Dead Poets Society

Dead Poets Society. Touchstone Pictures 1989.

Before watching the movie:

Robin Williams has done a lot of feel-good movies, but none seem to have the reputation for soaring inspiration that this one does. Sure, it’s all about a teacher trying to inspire his students, but I can think of other movies about Williams’s character inspiring others. Maybe it’s that this is the most quotable, but the main quote I know is a cliche.

One thing that’s becoming apparent to me is how little of his work I was actually familiar with when I was in the height of my appreciation for Robin Williams as an actor.

After watching the movie:

Welton Academy is the best boys’ preparatory school in the country, and they demand the best from their students. Above all, tradition and stability are prized at Welton. This year Welton has replaced their retired English teacher with John Keating, a nonconformist who tries to teach his students to get the most out of life and be the most individual they can be through encouraging them to get at the soul of the poems they study, as well as object lessons like standing on a desk to gain new perspective. Some of his students are particularly inspired by his Bohemianism and, on learning that when Keating was a Welton student, he had organized the outlaw “Dead Poets Society”, re-form it as their own secret extracurricular club for experimentation with living outside the rules. Todd is too shy for public speaking. Knox meets the girl of his dreams who is practically engaged to a boy from a family Knox’s family is great friends with. Neil is shackled by his father’s meticulate plan for his future. They all tear pages out of their assigned reading and take pages from Keating’s guide to life.

There are a lot of philosophies espoused here which don’t necessarily have to go together. Keating advocates finding the richness in life and in poetry, which only leads to nonconformity because the conformists insist on strict and narrow boundaries. Even Keating will admit that not all rules should be broken, let alone flouted, but not much guidance is given on how to navigate the rules placed upon you while still living your best life and being your best self. It is a castle built in the air with no instructions for how put the foundation below. But I think just as much as the boys are learning for themselves how to live their own lives, the movie leaves it to the audience to decide how to apply the lessons learned.

While the values espoused might be trite and vague, what makes the movie is how earnestly the story is portrayed.

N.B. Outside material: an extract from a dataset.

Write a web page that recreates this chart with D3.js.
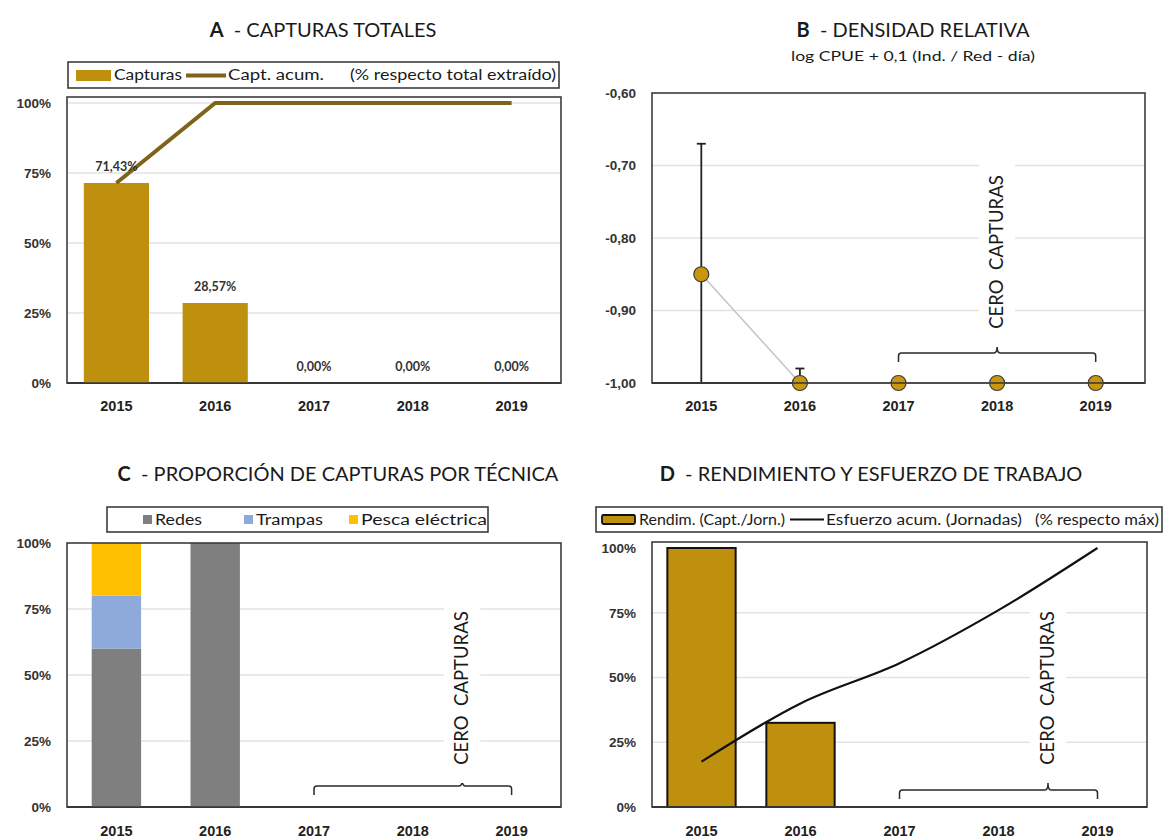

Williams gets his hammy moments, but he’s mostly just a caring, exuberant, unorthodox teacher. The boys are all convincing boys dealing with boyhood issues. And the dialogue is often beautiful even when not quoting great literature. At times, the camerawork gets risky to enhance the mood of the scene. Everything is well-made, except the underlying moral doesn’t necessarily hold up under scrutiny. But this isn’t considered great for the life lessons, it’s great for the inspiration. And the good thing about inspiration is that it doesn’t tell you where to go, it just gives you the motivation to get there.